Return the listing below exactly, with the pictures dropped.

◆ Dataset excerpt:
Begin

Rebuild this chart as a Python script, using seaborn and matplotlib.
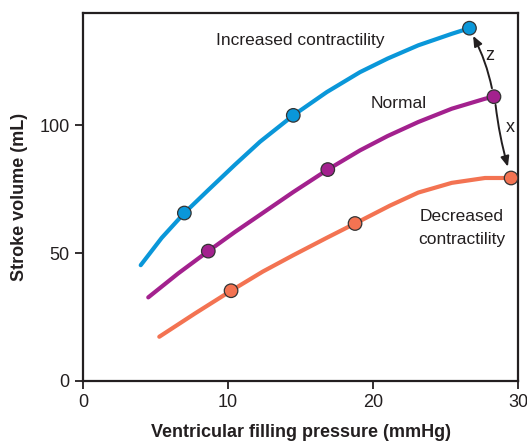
import matplotlib
matplotlib.use("Agg")
import matplotlib.pyplot as plt
import seaborn as sns
import pandas as pd

# curves (filling pressure mmHg, stroke volume mL)
increased_x = [3.98, 5.43, 6.99, 8.64, 10.48, 12.21, 14.5, 16.81, 19.1, 21.0, 23.12, 25.43, 26.65]
increased_y = [45.3, 56.0, 65.7, 74.7, 84.6, 93.6, 103.9, 113.0, 120.8, 126.1, 131.3, 135.8, 138.0]
normal_x = [4.5, 6.57, 8.64, 10.48, 12.21, 14.5, 16.88, 19.1, 21.0, 23.12, 25.43, 27.72, 28.34]
normal_y = [32.7, 42.1, 50.8, 58.3, 65.0, 73.9, 82.7, 90.2, 95.8, 101.3, 106.5, 110.4, 111.2]
decreased_x = [5.26, 7.72, 10.21, 12.4, 14.5, 16.81, 18.76, 21.17, 23.12, 25.43, 27.72, 29.52]
decreased_y = [17.3, 26.4, 35.3, 42.8, 49.2, 56.0, 61.6, 68.6, 73.7, 77.5, 79.4, 79.4]

# highlighted points on each curve
increased_pts_x = [6.99, 14.5, 26.65]
increased_pts_y = [65.7, 103.9, 138.0]
normal_pts_x = [8.64, 16.88, 28.34]
normal_pts_y = [50.8, 82.7, 111.2]
decreased_pts_x = [10.21, 18.76, 29.52]
decreased_pts_y = [35.3, 61.6, 79.4]

colors = {"Increased": "#0a97d9", "Normal": "#a3218e", "Decreased": "#f37352"}

curves = pd.concat([
    pd.DataFrame({"pressure": increased_x, "volume": increased_y, "state": "Increased"}),
    pd.DataFrame({"pressure": normal_x, "volume": normal_y, "state": "Normal"}),
    pd.DataFrame({"pressure": decreased_x, "volume": decreased_y, "state": "Decreased"}),
])
points = pd.concat([
    pd.DataFrame({"pressure": increased_pts_x, "volume": increased_pts_y, "state": "Increased"}),
    pd.DataFrame({"pressure": normal_pts_x, "volume": normal_pts_y, "state": "Normal"}),
    pd.DataFrame({"pressure": decreased_pts_x, "volume": decreased_pts_y, "state": "Decreased"}),
])

sns.set_style("ticks")
plt.rcParams["font.family"] = ["Liberation Sans", "DejaVu Sans"]
ink = "#231f20"

fig = plt.figure(figsize=(5.27, 4.43), dpi=100)
ax = fig.add_axes([0.1575, 0.14, 0.8255, 0.831])

sns.lineplot(data=curves, x="pressure", y="volume", hue="state", palette=colors,
             sort=False, estimator=None, linewidth=3.0, legend=False, ax=ax)
sns.scatterplot(data=points, x="pressure", y="volume", hue="state", palette=colors,
                s=95, edgecolor="#333333", linewidth=0.9, legend=False, zorder=5, ax=ax)

ax.set_xlim(0, 30)
ax.set_ylim(0, 144)
ax.set_xticks([0, 10, 20, 30])
ax.set_yticks([0, 50, 100])
for side in ax.spines.values():
    side.set_linewidth(1.6)
    side.set_color(ink)
ax.tick_params(direction="out", length=6, width=1.3, colors=ink, labelsize=13, labelcolor=ink)
ax.set_xlabel("Ventricular filling pressure (mmHg)", fontsize=13, fontweight="bold", color=ink, labelpad=9)
ax.set_ylabel("Stroke volume (mL)", fontsize=13, fontweight="bold", color=ink, labelpad=8)

ax.text(14.97, 133.3, "Increased contractility", fontsize=12.5, color=ink, ha="center", va="center")
ax.text(21.76, 108.6, "Normal", fontsize=12.5, color=ink, ha="center", va="center")
ax.text(26.1, 59.8, "Decreased\ncontractility", fontsize=12.5, color=ink, ha="center", va="center",
        linespacing=1.7)

# z: normal -> increased, x: normal -> decreased
ax.annotate("", xy=(26.9, 135.0), xytext=(28.2, 114.5),
            arrowprops=dict(arrowstyle="-|>,head_length=0.6,head_width=0.25", color=ink, lw=1.4,
                            connectionstyle="arc3,rad=0.07", shrinkA=0, shrinkB=0))
ax.annotate("", xy=(29.3, 83.8), xytext=(28.45, 108.0),
            arrowprops=dict(arrowstyle="-|>,head_length=0.6,head_width=0.25", color=ink, lw=1.4,
                            connectionstyle="arc3,rad=0.04", shrinkA=0, shrinkB=0))
ax.text(28.05, 127.3, "z", fontsize=13, color=ink, ha="center", va="center")
ax.text(29.45, 99.2, "x", fontsize=13, color=ink, ha="center", va="center")

fig.savefig("out.png", dpi=100)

End

◆ Result:
Rebuild this chart as a Python script, using seaborn and matplotlib.
import matplotlib
matplotlib.use("Agg")
import matplotlib.pyplot as plt
import seaborn as sns
import pandas as pd

# curves (filling pressure mmHg, stroke volume mL)
increased_x = [3.98, 5.43, 6.99, 8.64, 10.48, 12.21, 14.5, 16.81, 19.1, 21.0, 23.12, 25.43, 26.65]
increased_y = [45.3, 56.0, 65.7, 74.7, 84.6, 93.6, 103.9, 113.0, 120.8, 126.1, 131.3, 135.8, 138.0]
normal_x = [4.5, 6.57, 8.64, 10.48, 12.21, 14.5, 16.88, 19.1, 21.0, 23.12, 25.43, 27.72, 28.34]
normal_y = [32.7, 42.1, 50.8, 58.3, 65.0, 73.9, 82.7, 90.2, 95.8, 101.3, 106.5, 110.4, 111.2]
decreased_x = [5.26, 7.72, 10.21, 12.4, 14.5, 16.81, 18.76, 21.17, 23.12, 25.43, 27.72, 29.52]
decreased_y = [17.3, 26.4, 35.3, 42.8, 49.2, 56.0, 61.6, 68.6, 73.7, 77.5, 79.4, 79.4]

# highlighted points on each curve
increased_pts_x = [6.99, 14.5, 26.65]
increased_pts_y = [65.7, 103.9, 138.0]
normal_pts_x = [8.64, 16.88, 28.34]
normal_pts_y = [50.8, 82.7, 111.2]
decreased_pts_x = [10.21, 18.76, 29.52]
decreased_pts_y = [35.3, 61.6, 79.4]

colors = {"Increased": "#0a97d9", "Normal": "#a3218e", "Decreased": "#f37352"}

curves = pd.concat([
    pd.DataFrame({"pressure": increased_x, "volume": increased_y, "state": "Increased"}),
    pd.DataFrame({"pressure": normal_x, "volume": normal_y, "state": "Normal"}),
    pd.DataFrame({"pressure": decreased_x, "volume": decreased_y, "state": "Decreased"}),
])
points = pd.concat([
    pd.DataFrame({"pressure": increased_pts_x, "volume": increased_pts_y, "state": "Increased"}),
    pd.DataFrame({"pressure": normal_pts_x, "volume": normal_pts_y, "state": "Normal"}),
    pd.DataFrame({"pressure": decreased_pts_x, "volume": decreased_pts_y, "state": "Decreased"}),
])

sns.set_style("ticks")
plt.rcParams["font.family"] = ["Liberation Sans", "DejaVu Sans"]
ink = "#231f20"

fig = plt.figure(figsize=(5.27, 4.43), dpi=100)
ax = fig.add_axes([0.1575, 0.14, 0.8255, 0.831])

sns.lineplot(data=curves, x="pressure", y="volume", hue="state", palette=colors,
             sort=False, estimator=None, linewidth=3.0, legend=False, ax=ax)
sns.scatterplot(data=points, x="pressure", y="volume", hue="state", palette=colors,
                s=95, edgecolor="#333333", linewidth=0.9, legend=False, zorder=5, ax=ax)

ax.set_xlim(0, 30)
ax.set_ylim(0, 144)
ax.set_xticks([0, 10, 20, 30])
ax.set_yticks([0, 50, 100])
for side in ax.spines.values():
    side.set_linewidth(1.6)
    side.set_color(ink)
ax.tick_params(direction="out", length=6, width=1.3, colors=ink, labelsize=13, labelcolor=ink)
ax.set_xlabel("Ventricular filling pressure (mmHg)", fontsize=13, fontweight="bold", color=ink, labelpad=9)
ax.set_ylabel("Stroke volume (mL)", fontsize=13, fontweight="bold", color=ink, labelpad=8)

ax.text(14.97, 133.3, "Increased contractility", fontsize=12.5, color=ink, ha="center", va="center")
ax.text(21.76, 108.6, "Normal", fontsize=12.5, color=ink, ha="center", va="center")
ax.text(26.1, 59.8, "Decreased\ncontractility", fontsize=12.5, color=ink, ha="center", va="center",
        linespacing=1.7)

# z: normal -> increased, x: normal -> decreased
ax.annotate("", xy=(26.9, 135.0), xytext=(28.2, 114.5),
            arrowprops=dict(arrowstyle="-|>,head_length=0.6,head_width=0.25", color=ink, lw=1.4,
                            connectionstyle="arc3,rad=0.07", shrinkA=0, shrinkB=0))
ax.annotate("", xy=(29.3, 83.8), xytext=(28.45, 108.0),
            arrowprops=dict(arrowstyle="-|>,head_length=0.6,head_width=0.25", color=ink, lw=1.4,
                            connectionstyle="arc3,rad=0.04", shrinkA=0, shrinkB=0))
ax.text(28.05, 127.3, "z", fontsize=13, color=ink, ha="center", va="center")
ax.text(29.45, 99.2, "x", fontsize=13, color=ink, ha="center", va="center")

fig.savefig("out.png", dpi=100)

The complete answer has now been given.